Skills for a New Direct Care Supervisor


Direct care supervisors must have a set of specific skills to be effective in their positions. Depending on the work setting, direct care supervisors may perform different roles, such as managing an entire facility or supervising a specific department. Regardless of their exact role, health care supervisors need to possess certain personal qualities and demonstrate excellent management and communication skills.


Leadership

Leadership is an important skill for a new health care supervisor. Leadership is not necessarily an inborn trait. But even if you don't yet feel completely confident as a leader, you can cultivate and hone this skill as you go along. Leadership means motivating your team while gaining acceptance and respect from your employees, not only for being a supervisor, but for being a leader. You show your commitment to the organization and effective supervisory skills. You demonstrate integrity, assertiveness and conscientiousness.

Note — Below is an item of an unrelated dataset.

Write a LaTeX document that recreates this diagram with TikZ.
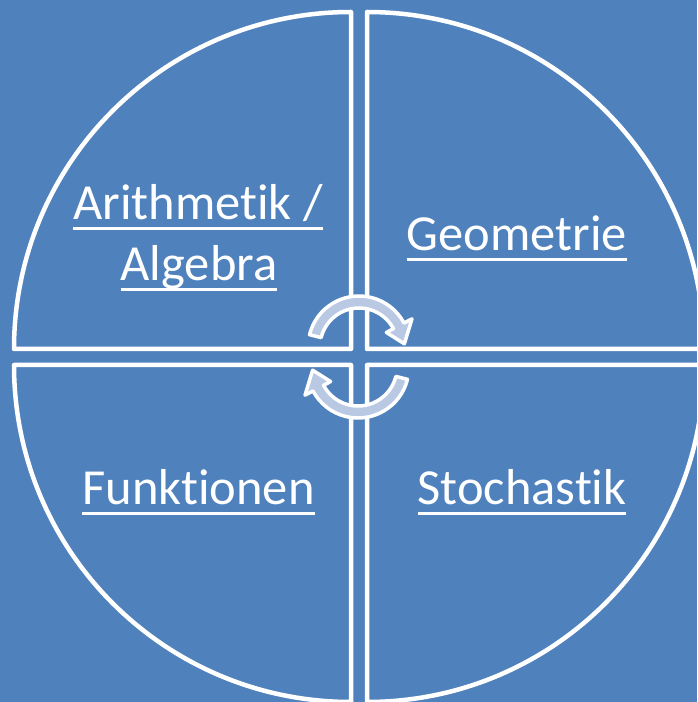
\documentclass[tikz,border=0pt]{standalone}
\usepackage{fontspec}
\setmainfont{Carlito}[Ligatures={NoCommon}]
\definecolor{bgblue}{HTML}{4F81BD}
\definecolor{arrowfill}{RGB}{185,201,228}
\newcommand\ulx[1]{\setbox0\hbox{#1}\rlap{\rule[-10.5pt]{\wd0}{3pt}}\box0}
\begin{document}
\begin{tikzpicture}[x=1pt,y=1pt,
  sector/.style={draw=white, line width=4.5pt, line join=round},
  lbl/.style={text=white, font=\fontsize{50.5}{61}\selectfont, anchor=base, inner sep=0pt},
  cyc/.style={fill=arrowfill, draw=white, line width=3.5pt, line join=round}]
\useasboundingbox (0,0) rectangle (697,702);
\fill[bgblue] (0,0) rectangle (697,702);
\begin{scope}
  \clip (0,0) rectangle (697,702);
  \draw[sector] (351,353) -- (351,690) arc[start angle=90,end angle=180,radius=337] -- cycle;
  \draw[sector] (367,353) -- (704,353) arc[start angle=0,end angle=90,radius=337] -- cycle;
  \draw[sector] (351,337) -- (14,337) arc[start angle=180,end angle=270,radius=337] -- cycle;
  \draw[sector] (367,337) -- (367,0) arc[start angle=270,end angle=360,radius=337] -- cycle;
\end{scope}
\begin{scope}[shift={(359,355)}]
  \filldraw[cyc] (166:51) arc[start angle=166,end angle=28,radius=51] -- (28:60) -- (4:45.5) -- (28:31) -- (28:39) arc[start angle=28,end angle=166,radius=39] -- cycle;
\end{scope}
\begin{scope}[shift={(358,335)},rotate=180]
  \filldraw[cyc] (166:51) arc[start angle=166,end angle=28,radius=51] -- (28:60) -- (4:45.5) -- (28:31) -- (28:39) arc[start angle=28,end angle=166,radius=39] -- cycle;
\end{scope}
\node[lbl] (arith) at (198,482) {\ulx{Arithmetik /}};
\node[lbl] (alg) at (199,421) {\ulx{Algebra}};
\node[lbl] (geo) at (517,451) {\ulx{Geometrie}};
\node[lbl] (funk) at (198.5,197) {\ulx{Funktionen}};
\node[lbl] (stoch) at (522,197) {\ulx{Stochastik}};
\end{tikzpicture}
\end{document}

Your employees may not always like what you have to say, but they understand who is in charge and respect your direction and vision.

Problem Solving

New direct care supervisors must also possess excellent problem-solving skills, according to the US Bureau of Labor Statistics. Problem-solving skills require making difficult decisions, dealing with employee grievances and customer complaints and finding solutions to other types of problems, such as staffing issues or administrative concerns. For example, direct care supervisors often deal with high staff turnover due to professional dissatisfaction, stress, burnout and the general nature of health care work. Direct care supervisors must retain staff through creative problem solving and working together, not just through finding replacements.


Communication

New direct care supervisors must possess outstanding communication skills. Communication skills are the most important, yet often the most difficult, skills for new health care managers to learn. Health care supervisors must communicate and convey their ideas and messages to employees and other health care professionals with clarity and professionalism. They should communicate effectively both verbally and in writing. They also need to remember patient confidentiality and legal issues when discussing specific cases with outside parties, such as health insurance representatives or other external health care professionals.

Computer Skills

Know how to use all current computer applications as well as internet skills. Computer literacy refers to the ability to use computer programs in an effective manner. Computer skills have become increasingly important as companies have started to depend upon computerized technology to get work done. Computer skills can mean that you can perform tasks that others in the work force aren’t able to, and you are familiar with and able to work with programs that businesses use. You will have a better chance of being successful in a workplace if you are able to navigate computers and use common or specialized computer programs.